No education, no employment. It’s that simple, he sighs.
Homes and a new school need to be built. But that work has been stalled. Attawpaiskat is a microcosm of what's happening nationally. While governments tell us we have a debt crisis, Paul Krugman has been writing for years that we have a jobs crisis.
It's not that there are no things which need doing. In Toronto, the Gardiner Expressway is crumbling. In Montreal, pieces of the Ville Marie Expressway fall on cars; and the Champlain Bridge is on the verge of falling into the St. Lawrence. But the chorus from all government benches is the same: "We can't afford it." The books must be balanced.
The American economist Dean Baker wrote recently that, "Of course, the point of economic policy is to produce an economy that improves the lives of the people in a sustainable way." By that measure, what is happening at Attawapkiskat -- and in Canada in general -- is an abject failure.
In the words of another economist, John Kenneth Galbraith, our economic policy has generated "private wealth and public squalor."
2 comments:
How much money is China giving Harper, for the takeover of our resources and resource jobs?
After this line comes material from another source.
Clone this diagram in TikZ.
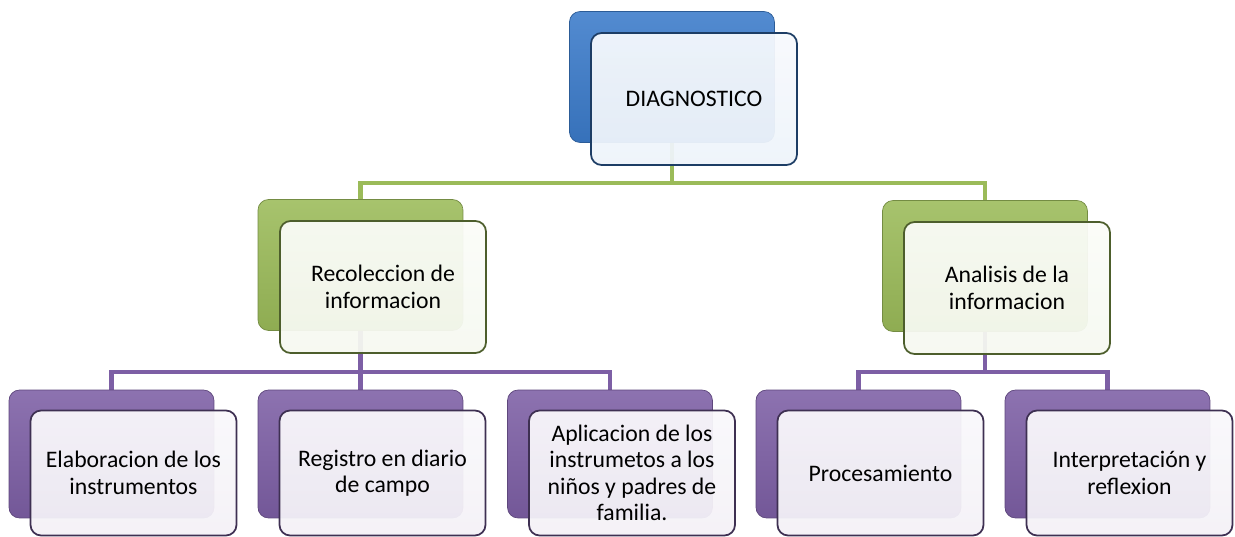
\documentclass[tikz,border=0pt]{standalone}
\usepackage{fontspec}
\setmainfont{Carlito}
\usetikzlibrary{backgrounds}

\begin{document}
\begin{tikzpicture}[x=0.02cm,y=-0.02cm,
  backbox/.style={rounded corners=6pt,minimum width=4.1cm,minimum height=2.62cm,
    draw=#1!75!black,line width=0.4pt,top color=#1!88!white,bottom color=#1!92!black},
  frontbox/.style={rounded corners=6pt,minimum width=4.12cm,minimum height=2.64cm,
    draw=#1!50!black,line width=1pt,top color=#1!4!white,bottom color=#1!9!white,
    fill opacity=0.94,text opacity=1,
    align=center,font=\fontsize{13.5}{15}\selectfont},
  link/.style={draw=#1,line width=2.4pt}]
\definecolor{diagblue}{HTML}{3B7BCA}
\definecolor{levgreen}{HTML}{9BBB59}
\definecolor{levpurple}{HTML}{7D5FA5}
\useasboundingbox (0,0) rectangle (1235,537);
% top
\node[backbox=diagblue] (diag-back) at (672,77) {};
\node[frontbox=diagblue] (diag) at (694,99) {DIAGNOSTICO};
% second level
\node[backbox=levgreen] (rec-back) at (360.5,265) {};
\node[frontbox=levgreen] (rec) at (383,287) {Recoleccion de\\ informacion};
\node[backbox=levgreen] (ana-back) at (985,266) {};
\node[frontbox=levgreen] (ana) at (1007,288) {Analisis de la\\ informacion};
% third level
\foreach \nm/\xx/\txt in {elab/111.5/{Elaboracion de los\\ instrumentos},
  reg/360.5/{Registro en diario\\ de campo},
  apl/610/{Aplicacion de los\\ instrumetos a los\\ niños y padres de\\ familia.},
  proc/858.5/{Procesamiento},
  inter/1107.5/{Interpretación y\\ reflexion}}
{ \node[backbox=levpurple,minimum height=2.56cm] (\nm-back) at (\xx,454) {};
  \node[frontbox=levpurple,minimum height=2.5cm] (\nm) at (\xx+22,473) {\txt};}
% connectors
\begin{scope}[on background layer]
\coordinate (barA) at (0,183);
\coordinate (barB) at (0,372);
\draw[link=levgreen] (diag-back.south) -- (diag-back.south |- barA) -| (rec-back.north);
\draw[link=levgreen] (diag-back.south |- barA) -| (ana-back.north);
\foreach \nm in {elab,reg,apl}
  \draw[link=levpurple] (rec-back.south) -- (rec-back.south |- barB) -| (\nm-back.north);
\foreach \nm in {proc,inter}
  \draw[link=levpurple] (ana-back.south) -- (ana-back.south |- barB) -| (\nm-back.north);
\end{scope}
\end{tikzpicture}
\end{document}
China sued in BC for the mining jobs, by Harper's permission.
China's minimum wage is $236 per month. Harper has permitted all company's, to hire cheap Chinese labor. I don't know at what wage? The Chinese send their money home anyway, it doesn't get spent in Canada. So they can work, for a much cheaper wage. I suppose the Chinese are fed and housed in camp jobs too?
Canada has the highest cost of living, in all of the America's. Harper will certainly, knock the minimum wage down in Canada. The cost of living, has gone up yet again.
I am very grateful, our community has an underground system. Food costs are going up another 6%.
All of which underscores the basic question, Anon. Who is supposed to benefit from an economy?